Title: Socket stud for tool suspension rack

Description:
CROSS-REFERENCES TO RELATED APPLICATIONS 
     Not Applicable. 
     BACKGROUND OF THE INVENTION 
     1. Field of the Invention 
     The present invention relates to a socket stud, and more particularly to a socket stud for a tool suspension rack. 
     2. Description of the Related Art 
     A first conventional socket suspension rack (60) in accordance with the prior art shown in FIG. 10 comprises a square socket stud (62) containing a cavity (63) therein, a ball (65) received in the cavity (63) and partially exposing outward from the socket stud (62), a spring (64) received in the cavity (63) and abutting the ball (65), and a holder (61) formed on the top of the socket stud (62). A socket (not shown) can be mounted on the socket stud (62), with the ball (65) being detachably received in the depression (not shown) contained in the socket. In such a manner, the holder (61) is secured to an elongated track (not shown), thereby attaching the socket suspension rack (60) together with the socket to the elongated track. However, the spring (64) and the ball (65) must be pressed into the recess (63) after the socket stud (62) is formed by injection molding such that the assembly process of the socket suspension rack (60) is complicated, thereby increasing the cost of making it. 

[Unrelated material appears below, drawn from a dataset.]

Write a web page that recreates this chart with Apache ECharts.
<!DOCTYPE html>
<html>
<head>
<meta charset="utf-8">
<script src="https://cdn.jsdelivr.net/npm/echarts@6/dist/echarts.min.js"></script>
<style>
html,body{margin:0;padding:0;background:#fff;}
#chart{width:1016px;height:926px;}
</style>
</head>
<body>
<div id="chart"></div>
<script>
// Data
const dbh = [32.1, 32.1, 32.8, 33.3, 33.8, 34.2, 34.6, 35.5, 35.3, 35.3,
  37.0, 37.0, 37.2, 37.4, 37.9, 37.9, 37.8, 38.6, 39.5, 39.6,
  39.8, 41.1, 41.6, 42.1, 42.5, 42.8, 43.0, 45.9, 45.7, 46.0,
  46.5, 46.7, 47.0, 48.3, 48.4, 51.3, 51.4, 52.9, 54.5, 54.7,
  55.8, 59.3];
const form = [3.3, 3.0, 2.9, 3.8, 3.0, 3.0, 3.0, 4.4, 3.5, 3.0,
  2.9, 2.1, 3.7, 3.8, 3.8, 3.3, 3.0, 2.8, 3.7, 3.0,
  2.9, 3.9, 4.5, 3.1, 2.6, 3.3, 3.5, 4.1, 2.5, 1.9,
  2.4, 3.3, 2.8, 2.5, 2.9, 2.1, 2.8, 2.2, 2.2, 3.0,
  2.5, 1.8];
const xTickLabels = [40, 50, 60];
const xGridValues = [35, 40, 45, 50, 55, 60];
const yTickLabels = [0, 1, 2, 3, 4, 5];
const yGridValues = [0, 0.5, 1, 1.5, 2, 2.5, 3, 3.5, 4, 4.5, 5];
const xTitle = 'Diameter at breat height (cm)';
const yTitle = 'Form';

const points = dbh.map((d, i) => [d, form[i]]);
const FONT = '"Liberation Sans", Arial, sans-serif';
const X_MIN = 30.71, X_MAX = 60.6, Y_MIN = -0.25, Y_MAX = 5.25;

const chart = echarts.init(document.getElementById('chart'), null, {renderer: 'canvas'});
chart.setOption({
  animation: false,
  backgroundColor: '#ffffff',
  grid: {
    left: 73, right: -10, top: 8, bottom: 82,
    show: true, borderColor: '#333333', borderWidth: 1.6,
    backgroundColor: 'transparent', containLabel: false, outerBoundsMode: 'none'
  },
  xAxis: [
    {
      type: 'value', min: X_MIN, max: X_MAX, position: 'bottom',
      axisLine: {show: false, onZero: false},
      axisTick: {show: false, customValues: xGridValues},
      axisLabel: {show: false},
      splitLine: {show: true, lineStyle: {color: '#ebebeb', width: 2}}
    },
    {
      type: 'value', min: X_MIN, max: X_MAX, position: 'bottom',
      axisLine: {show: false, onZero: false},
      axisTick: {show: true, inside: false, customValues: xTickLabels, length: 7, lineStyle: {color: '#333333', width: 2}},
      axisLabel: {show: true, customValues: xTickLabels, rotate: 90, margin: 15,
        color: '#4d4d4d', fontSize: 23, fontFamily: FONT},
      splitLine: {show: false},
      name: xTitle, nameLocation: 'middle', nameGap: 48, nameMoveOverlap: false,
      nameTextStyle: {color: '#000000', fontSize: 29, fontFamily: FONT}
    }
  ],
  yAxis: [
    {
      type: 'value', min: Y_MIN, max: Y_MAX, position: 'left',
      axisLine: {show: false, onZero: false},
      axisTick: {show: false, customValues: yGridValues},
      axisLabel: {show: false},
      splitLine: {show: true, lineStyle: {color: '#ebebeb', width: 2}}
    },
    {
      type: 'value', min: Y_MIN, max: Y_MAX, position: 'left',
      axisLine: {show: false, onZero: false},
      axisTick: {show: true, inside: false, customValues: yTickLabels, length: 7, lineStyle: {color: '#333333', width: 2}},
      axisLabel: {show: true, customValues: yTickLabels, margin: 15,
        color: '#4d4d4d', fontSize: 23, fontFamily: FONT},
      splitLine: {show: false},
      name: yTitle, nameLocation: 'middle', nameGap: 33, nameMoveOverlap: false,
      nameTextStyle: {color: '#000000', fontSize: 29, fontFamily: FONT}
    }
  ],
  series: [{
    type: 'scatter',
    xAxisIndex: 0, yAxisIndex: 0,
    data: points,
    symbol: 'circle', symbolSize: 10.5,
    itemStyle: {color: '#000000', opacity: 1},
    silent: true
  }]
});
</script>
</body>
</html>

     A second conventional socket suspension rack (70) in accordance with the prior art shown in FIG. 11 includes a square socket stud (71) attached to a suspension plate (72) and received in the recess (81) of a socket (80). The socket stud (71) contains an opening (73) defined in the bottom thereof, and includes a retaining stub (74) detachably received in a cavity (82) of the recess (81), thereby attaching the socket (80) to the socket stud (71) of the socket suspension rack (70). However, the opening (73) is contained in the bottom of the socket stud (71) such that two opposed molds (not shown) are needed to make the socket stud (71), and an auxiliary mold (not shown) is additionally needed to form the opening (73), thereby increasing the cost of making the socket stud (71). In addition, the retaining stub (74) has little elasticity, thereby causing inconvenience to detach the retaining stub (74) from the cavity (82).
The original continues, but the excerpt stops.